I hope this does not sound too discouraging for connoisseurs will have to
have this recording and more general buyers who don't insist on digital should
also consider it very seriously, for they are unlikely to ever hear the opera
better done. Renata Scotto's voice became heavy in later years as she pushed
herself into the verismo repertoire. Here it is wonderfully pure and
steady, and she expresses all Gilda's emotions with a wide range of tone
and close attention to the words. Alfredo Kraus was also in his prime, the
sort of youthful, ringing tenor everyone likes to hear. He makes the most
of his Act 2 aria, his one chance to hint that he may not be 100% cad, and
concludes the following ensemble with a splendid high E flat. Bastianini
had a long experience of the role behind him. He gives a real bite to the
words in the hunchback's more venomous ravings yet finds space for a honeyed
tone when the character's more human side comes to the fore. The scenes with
his daughter are extremely moving. Fiorenza Cossotto as Maddalena is a luxury
but the advantage of a totally Italian production is that even the smallest
comprimari roles make their mark since they are so idiomatically handled.

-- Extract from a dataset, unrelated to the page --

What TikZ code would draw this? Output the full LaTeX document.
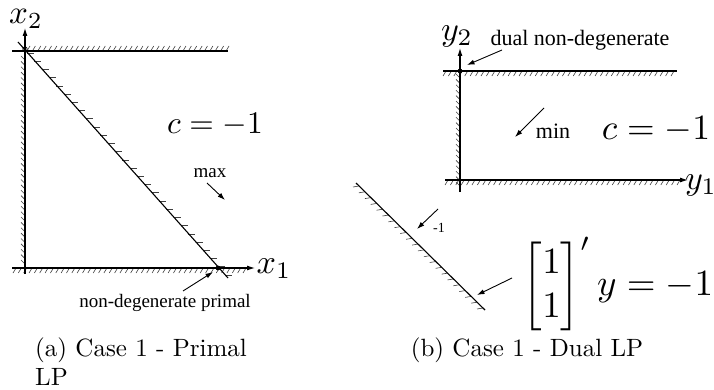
\documentclass[tikz,border=0pt]{standalone}
\usepackage{amsmath}
\usepackage{graphicx}
\usepackage{fontspec}
\newfontfamily\timesf{Liberation Serif}
\usetikzlibrary{calc,arrows.meta}
\newcommand\hatchline[4]{\foreach \i in {0,...,#3}{\draw[hatch] ($#1!\i/#3!#2$) -- ++(#4);}}
\begin{document}
\begin{tikzpicture}[x=1pt,y=-1pt,
  line/.style={line width=1.1pt},
  axis/.style={line width=1.1pt,-{Latex[length=8pt,width=5pt]}},
  hatch/.style={line width=0.6pt,black!75},
  arr/.style={line width=0.9pt,-{Latex[length=7.5pt,width=5pt]}},
  tlab/.style={inner sep=0pt,font=\timesf\fontsize{19}{22}\selectfont},
  tlabR/.style={inner sep=0pt,font=\timesf\fontsize{22}{26}\selectfont},
  mlab/.style={inner sep=0pt},
  captext/.style={inner sep=0pt}]
\useasboundingbox (0,0) rectangle (714,390);
% ---------------- left panel ----------------
\coordinate (x2tip) at (25,28);
\coordinate (x1tip) at (255,268);
\coordinate (x2base) at (25,274);
\coordinate (x1base) at (12,268);
\coordinate (topA) at (12,51);
\coordinate (topB) at (228,51);
\coordinate (diagA) at (18,42);
\coordinate (diagB) at (228,278);
\coordinate (pdot) at (218,268);
\hatchline{(25,60)}{(25,264)}{38}{-4,-4}
\hatchline{(27,51)}{(226,51)}{37}{3,-5}
\hatchline{(16,268)}{(246,268)}{43}{-3,5}
\hatchline{(27,53)}{(225,275)}{27}{7,0}
\draw[axis] (x2base) -- (x2tip);
\draw[axis] (x1base) -- (x1tip);
\draw[line] (topA) -- (topB);
\draw[line] (diagA) -- (diagB);
\fill (pdot) circle (2.4);
\draw[line width=0.7pt] (25,49) circle (2.2);
\node[mlab] (x2) at (26,19) {\scalebox{3.3}{$x_2$}};
\node[mlab] (x1) at (274,269) {\scalebox{3.4}{$x_1$}};
\node[mlab] (cL) at (215,125) {\scalebox{3.15}{$c=-1$}};
\node[tlab] (maxt) at (210,173) {max};
\coordinate (maxA) at (207,183);
\coordinate (maxB) at (225,200);
\draw[arr] (maxA) -- (maxB);
\node[tlab] (ndp) at (165,303) {non-degenerate primal};
\coordinate (ndpA) at (183,291);
\draw[arr] (ndpA) -- ($(pdot)+(-5,4)$);
% ---------------- right panel ----------------
\coordinate (y2tip) at (460,48);
\coordinate (y2base) at (460,192);
\coordinate (y1base) at (445,180);
\coordinate (y1tip) at (688,180);
\coordinate (rtopA) at (443,71);
\coordinate (rtopB) at (677,71);
\coordinate (ddot) at (460,71);
\coordinate (rdA) at (356,183);
\coordinate (rdB) at (485,310);
\hatchline{(460,78)}{(460,186)}{20}{-4,-4}
\hatchline{(446,71)}{(674,71)}{42}{-3,5}
\hatchline{(448,180)}{(680,180)}{43}{-3,5}
\hatchline{(359,186)}{(483,308)}{21}{-6,1}
\draw[axis] (y2base) -- (y2tip);
\draw[axis] (y1base) -- (y1tip);
\draw[line] (rtopA) -- (rtopB);
\draw[line] (rdA) -- (rdB);
\fill (ddot) circle (2.4);
\node[mlab] (y2) at (457,36) {\scalebox{3.4}{$y_2$}};
\node[mlab] (y1) at (701,185) {\scalebox{3.4}{$y_1$}};
\node[tlabR] (dnd) at (580,40) {dual non-degenerate};
\coordinate (dndA) at (502,50);
\draw[arr] (dndA) -- ($(ddot)+(7,-6)$);
\node[tlabR] (mint) at (553,131) {min};
\coordinate (minA) at (544,108);
\coordinate (minB) at (515,137);
\draw[arr] (minA) -- (minB);
\node[mlab] (cR) at (656,130) {\scalebox{3.55}{$c=-1$}};
\node[inner sep=0pt,font=\timesf\fontsize{14}{16}\selectfont] (m1) at (439,228) {-1};
\coordinate (m1A) at (438,209);
\coordinate (m1B) at (417,229);
\draw[arr] (m1A) -- (m1B);
\node[mlab] (eq) at (618,284) {\scalebox{3.7}{$\begin{bmatrix}1\\1\end{bmatrix}'y=-1$}};
\coordinate (eqA) at (512,278);
\coordinate (eqB) at (477,295);
\draw[arr] (eqA) -- (eqB);
% ---------------- captions ----------------
\node[captext,anchor=west] (capa) at (35,350) {\scalebox{2.5}{(a)\ Case 1 - Primal}};
\node[captext,anchor=west] (capa2) at (35,377) {\scalebox{2.5}{LP}};
\node[captext] (capb) at (527,350) {\scalebox{2.5}{(b)\ Case 1 - Dual LP}};
\end{tikzpicture}
\end{document}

All this would have come to nought had the conductor been unable to bind
it together. Gavazzeni tended to be regarded in England as a routinier
(in truth, he could have his listless off-days), as a minor survival from
the age of traditional Italian operatic conductors such as Serafin. He was
actually a man of wide cultural interests which went far beyond operatic
music in general and Italian music in particular (of which he was, however,
an indefatigable revivalist: Il piccolo Marat, Zazà, La Principessa
della Rosa, you name it. If such operas have been done at all in recent
memory, Gavazzeni was usually there to conduct them). One of his last public
appearances, in his mid-eighties, was a memorable performance of Reger's
Böcklin Pictures. Here he shows the hand of the true operatic conductor
in the way his tempi all seem so inevitable one scarcely notices them. All
the big moments are launched with the proper slancio and, whether
scamperingly light, powerfully trenchant or poignantly sweet his orchestra
is always making the right sound.
Some very great names have recorded the major roles of Rigoletto but I venture
to suggest that you won't find a more integrated version than this. More
than Scotto's or Kraus's of Bastianini's or Gavazzeni's Rigoletto, it is
Verdi's Rigoletto. It's just a pity it wasn't better recorded.